My Non-native speaker teacher (No one can escape her destiny)

It is my great pleasure and also relief  to share with  you bits and pieces I know about two very  different teachers who accidentally met in my head and got stuck in there… In one corner of my head is the Non-Native Speaker Teacher (NNST) - smart, confident, experienced but still  enthusiastic and ready to learn. In the other corner of my head is the Native-Speaker Teacher (NST) -  newly appointed, inexperienced, insecure but eager to learn and above all - native. Two teachers for one head is a bit too much and talking about  two teachers in one day could be confusing and to avoid confusion I will split them into two days.

I  will introduce them to you in the order of appearance. Once upon a time there was a student of English who wanted to be a translator. She finished her studies and became a teacher while she was waiting for a big film producer to discover her talent. (sorry, this is from a different film)..... As a matter of fact, she was waiting for a chance to work as a translator. And quite unbelievably, she got the chance to work for Tanjug,  the national news agency of old  Yugoslavia, a very prestigious place where she was trained by top professionals in the field. She worked there for almost a year, and she liked it  but she realised that she had fallen in love with teaching and that she missed it so very much. Luckily (or not?), her ex boss met her in the street one day and asked if she would go back to teaching. YEEEES!

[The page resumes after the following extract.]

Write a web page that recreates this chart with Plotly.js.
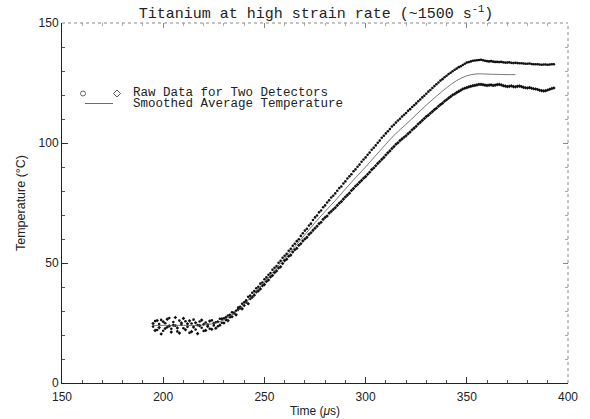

Being an English  teacher for so many years does bring a lot of advantages  in your professional life. You get a lot of confidence. After a couple of years students gradually run out of  new questions they might ask you on any topic, surprise questions are rare but possible.  You see how they follow the roads  of  learning  you once followed and take the detours and bypasses you took. They say the greatest  strength of the Society of Alcoholics Anonymous is the encouragement new members get from their mentors,  who help them endure the hardships in the process of leaving old and acquiring new habits. Similarly, in your classroom you become a great role model for your students as you also started from scratch, went a long way and reached the heights most of them do not aspire. Nevertheless,  one significant part of your journey would be identical to your students’ and  you travel alongside  them and give them all the encouragement and support they need.

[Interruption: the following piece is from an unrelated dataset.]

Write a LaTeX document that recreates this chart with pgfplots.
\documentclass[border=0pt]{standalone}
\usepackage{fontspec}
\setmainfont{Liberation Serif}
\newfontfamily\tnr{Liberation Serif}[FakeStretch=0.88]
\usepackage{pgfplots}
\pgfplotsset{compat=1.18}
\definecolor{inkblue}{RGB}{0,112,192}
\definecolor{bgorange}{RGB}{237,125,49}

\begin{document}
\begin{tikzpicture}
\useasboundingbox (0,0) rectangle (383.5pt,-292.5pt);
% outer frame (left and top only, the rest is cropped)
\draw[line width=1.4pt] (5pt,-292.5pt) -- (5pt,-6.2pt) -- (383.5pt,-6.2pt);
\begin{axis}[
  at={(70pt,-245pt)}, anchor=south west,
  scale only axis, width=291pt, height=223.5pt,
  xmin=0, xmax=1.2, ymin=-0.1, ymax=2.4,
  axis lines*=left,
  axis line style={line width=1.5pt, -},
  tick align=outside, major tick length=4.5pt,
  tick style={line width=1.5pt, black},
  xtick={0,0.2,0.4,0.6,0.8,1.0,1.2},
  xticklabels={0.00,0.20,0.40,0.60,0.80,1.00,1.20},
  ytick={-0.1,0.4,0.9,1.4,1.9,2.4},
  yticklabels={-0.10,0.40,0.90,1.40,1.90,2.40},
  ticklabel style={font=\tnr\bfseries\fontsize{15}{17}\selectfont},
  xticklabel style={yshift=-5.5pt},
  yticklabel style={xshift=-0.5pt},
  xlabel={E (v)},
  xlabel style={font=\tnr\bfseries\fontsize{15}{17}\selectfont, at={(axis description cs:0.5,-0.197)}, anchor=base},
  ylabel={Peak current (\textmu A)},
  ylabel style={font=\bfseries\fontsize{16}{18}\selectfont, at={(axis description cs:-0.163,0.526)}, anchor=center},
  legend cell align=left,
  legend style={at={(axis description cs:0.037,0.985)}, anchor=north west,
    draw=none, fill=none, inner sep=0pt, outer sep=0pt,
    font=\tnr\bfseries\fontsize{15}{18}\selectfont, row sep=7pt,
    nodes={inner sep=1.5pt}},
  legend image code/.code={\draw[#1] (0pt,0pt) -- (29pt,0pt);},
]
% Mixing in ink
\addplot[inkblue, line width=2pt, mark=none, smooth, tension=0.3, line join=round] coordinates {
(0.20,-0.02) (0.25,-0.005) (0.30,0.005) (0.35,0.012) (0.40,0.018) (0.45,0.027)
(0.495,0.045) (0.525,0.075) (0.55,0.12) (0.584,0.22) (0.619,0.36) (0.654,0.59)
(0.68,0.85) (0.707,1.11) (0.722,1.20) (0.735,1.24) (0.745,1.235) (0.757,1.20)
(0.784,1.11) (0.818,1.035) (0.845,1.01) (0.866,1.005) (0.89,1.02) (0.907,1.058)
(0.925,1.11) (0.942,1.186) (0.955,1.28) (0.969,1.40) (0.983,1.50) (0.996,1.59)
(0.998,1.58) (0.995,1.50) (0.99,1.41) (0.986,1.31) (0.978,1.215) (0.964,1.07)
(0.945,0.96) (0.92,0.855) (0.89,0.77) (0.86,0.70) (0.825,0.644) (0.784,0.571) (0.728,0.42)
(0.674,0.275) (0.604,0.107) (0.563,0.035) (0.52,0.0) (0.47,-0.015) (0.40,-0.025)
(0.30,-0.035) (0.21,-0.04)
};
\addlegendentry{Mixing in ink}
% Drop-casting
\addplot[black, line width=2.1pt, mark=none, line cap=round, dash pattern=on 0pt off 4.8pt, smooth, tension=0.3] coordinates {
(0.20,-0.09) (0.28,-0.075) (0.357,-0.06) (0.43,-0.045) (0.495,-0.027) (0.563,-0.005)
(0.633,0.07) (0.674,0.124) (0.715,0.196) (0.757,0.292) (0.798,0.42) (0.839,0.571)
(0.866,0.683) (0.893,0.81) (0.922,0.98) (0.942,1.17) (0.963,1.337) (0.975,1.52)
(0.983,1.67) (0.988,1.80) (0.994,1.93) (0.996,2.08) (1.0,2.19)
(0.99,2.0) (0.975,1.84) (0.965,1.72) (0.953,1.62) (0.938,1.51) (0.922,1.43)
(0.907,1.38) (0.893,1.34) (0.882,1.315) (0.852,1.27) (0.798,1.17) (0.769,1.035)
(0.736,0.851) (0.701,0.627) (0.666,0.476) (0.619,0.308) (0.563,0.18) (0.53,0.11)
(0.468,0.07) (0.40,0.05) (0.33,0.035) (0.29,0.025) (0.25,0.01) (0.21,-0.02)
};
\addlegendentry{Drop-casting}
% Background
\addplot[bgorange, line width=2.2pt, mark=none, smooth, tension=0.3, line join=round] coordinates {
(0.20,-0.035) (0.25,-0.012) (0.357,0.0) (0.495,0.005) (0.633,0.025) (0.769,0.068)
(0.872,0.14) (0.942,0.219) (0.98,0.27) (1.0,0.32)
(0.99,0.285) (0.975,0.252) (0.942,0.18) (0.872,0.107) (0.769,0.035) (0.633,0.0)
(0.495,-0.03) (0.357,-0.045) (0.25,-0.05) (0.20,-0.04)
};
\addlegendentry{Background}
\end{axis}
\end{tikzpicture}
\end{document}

You also recognize their patterns of thinking, both from your own experience and from observing them. You get familiar with characteristics of all types  and subtypes of language learners. You have tons of empathy and acres of love for your students. After a couple of classes in a new group you know who will go red when the time comes for grammar,  claiming it makes no sense and logic and who will be desperate when checking reading comprehensions. You start answering their questions before they are asked and you look exactly at the student who is about to ask a question. You read their faces like open books. Of course, it is not all milk and honey as the process of learning languages is a complex one.  You can have a look at some troubles I have seen in the post below: The unteachables        
  Still, your classroom is the place where you feel so safe that you are ready to leave your own comfort zone and go with your students wherever  they lead you, even into the depths of the Digital sea :).
I will introduce my NST tomorrow. As you can see, they have their exits and entrances carefully planned. On rare occasions when they meet, they make the students confused. I remember once I went into my upper intermediate English class and began speaking cheerfully. The students looked at me in disbelief and started smiling: ‘Oh, teacher, we have never heard you speaking Serbian!’ Ooops!